PHILIP LIM
Mon père, François Lim, tenait un studio de portrait au 309 route Royale à Rose-Hill entre 1938 et 1950. En 1951, sans doute lassé de la photographie commerciale et des photos d’identité, il transforma le Hollywood Studio en Hollywood Sweet Home, un restaurant où on pouvait se délecter des mets chinois, indien et mauricien. Doté d’une vingtaine de tables, ce restaurant d’un genre nouveau à Rose-Hill avait même reçu la visite, lors de son inauguration, du gouverneur colonial, Sir Hilary Blood.
Le tout Rose Hill fréquentait l’établissement. On pouvait y rencontrer des cinéphiles, des employés de bureau, des journalistes, des écrivains et des étudiants subissant des fringales irrésistibles.

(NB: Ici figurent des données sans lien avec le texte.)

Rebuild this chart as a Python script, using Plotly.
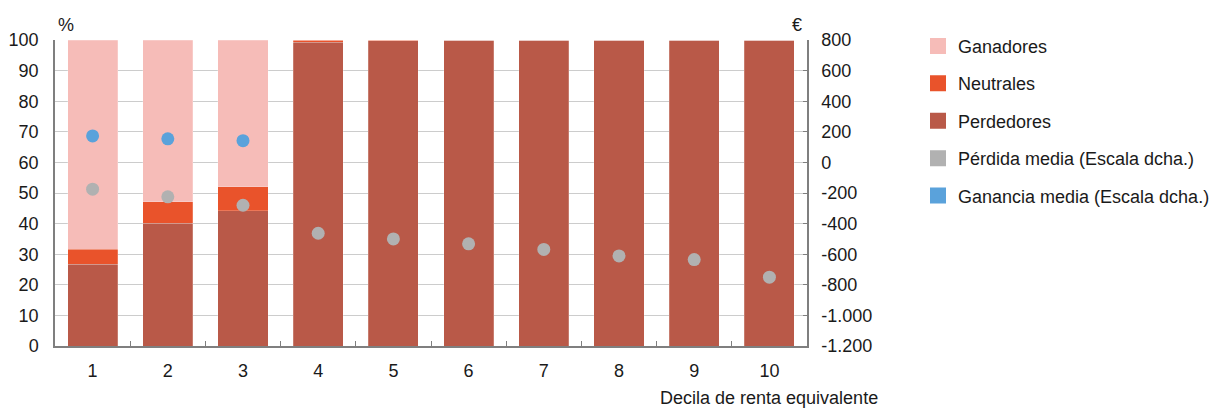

Un ami de mon père, René Noyau, connu aussi sous le nom de plume de Jean Érenne, venait souvent s’y restaurer. Il était journaliste et écrivain. Je me souviens de sa silhouette mince, de ses habits couleur d’ardoise foncé ou noir, de son faciès, avec ses pommettes saillantes, comme du bois d’ébène sculpté, le regard un peu triste de celui qui, conscient des injustices, est prêt à se battre, sinon à se rebeller. Tout ça lui conférait une apparence plus grande que nature.
Très généreux de son temps, René nous aidait maintes fois dans la rédaction de nos notices publicitaires. On le rejoignait fréquemment à sa table quand il venait au restaurant. Il nous conta ses voyages en Europe; ses visites dans des galeries et des musées et surtout ses rencontres avec les peintres et les intellectuels connus. De toutes ces rencontres, celles avec le jeune parlementaire Léopold Sédar Senghor et avec Madeleine Rousseau vont le marquer pendant très longtemps.
Un jour, je lui racontai l’histoire suivante : en tant que photographes, mon père et moi travaillions les portraits en noir et blanc, l’accès à la photographie en couleur étant plus dispendieux à l’époque. Dans nos prises de vues, nous essayons, sans être les émules inconditionnels d’Ansel Adams ou d’Edward Weston, de respecter les tonalités, la texture, le volume et le rapport d’éclairage. Certains clients arrivaient et nous demandaient : « Fais-moi pas trop noir, Philip ! » René eut un haut-le-corps. Son regard s’assombrit. Et il nous raconta que son grand-père était un Africain et sa grand-mère une Malgache. Il était fier de sa négritude, voire de son « africanité ».
Au début, je ne comprenais pas trop cet engouement pour les carnations claires. J’ai appris, plus tard, que dans certaines familles métisses, il arrivait que certains enfants, selon les lois de Mendel, avaient la carnation plus claire. Ce fait était tout à fait normal mais la chose aberrante est le fait que ces enfants aux teintes plus claires étaient mieux adulés par le reste de la famille que ceux ou celles qui avaient les teintes plus foncées !
En mars 1968, quelques jours avant la proclamation de l’indépendance, je me promenai, appareil photo en bandoulière, dans les environs de la rue Dumas à Port-Louis. En passant devant la grande baie vitrée du journal Advance, je vis une scène fébrile : tout près des rotatives, Marcel Cabon, Aunuth Beejadhur et d’autres collègues s’affairaient à peaufiner l’édition spéciale pour l’indépendance de l’île.
Je continuais mon chemin sur le côté droit du trottoir quand une porte s’ouvrit et j’arrivai face à face avec mon ami, René Noyau. Je ne l’avais pas vu depuis un certain temps. Après les salutations d’usage, il me toisa du regard et me demanda ce que je faisais. Je lui expliquai ma démarche photographique et ce que j’espérais en tirer. Quand j’eus terminé, il me regarda droit dans les yeux et déclara : « Le beau n’existe pas ! » Sur le coup, j’étais étonné et ne compris pas ce qu’il voulait dire, même après plusieurs années écoulées. J’ai découvert plus tard qu’une des raisons de mon incompréhension est le fait que j’avais quitté René subitement, sollicité par un éphémère rayon de soleil sur une façade, sans dire au revoir et sans savoir qu’il y avait une deuxième partie à l’aphorisme qu’il emprunte : « Le beau n’existe pas sinon dans l’œil de celui qui regarde ».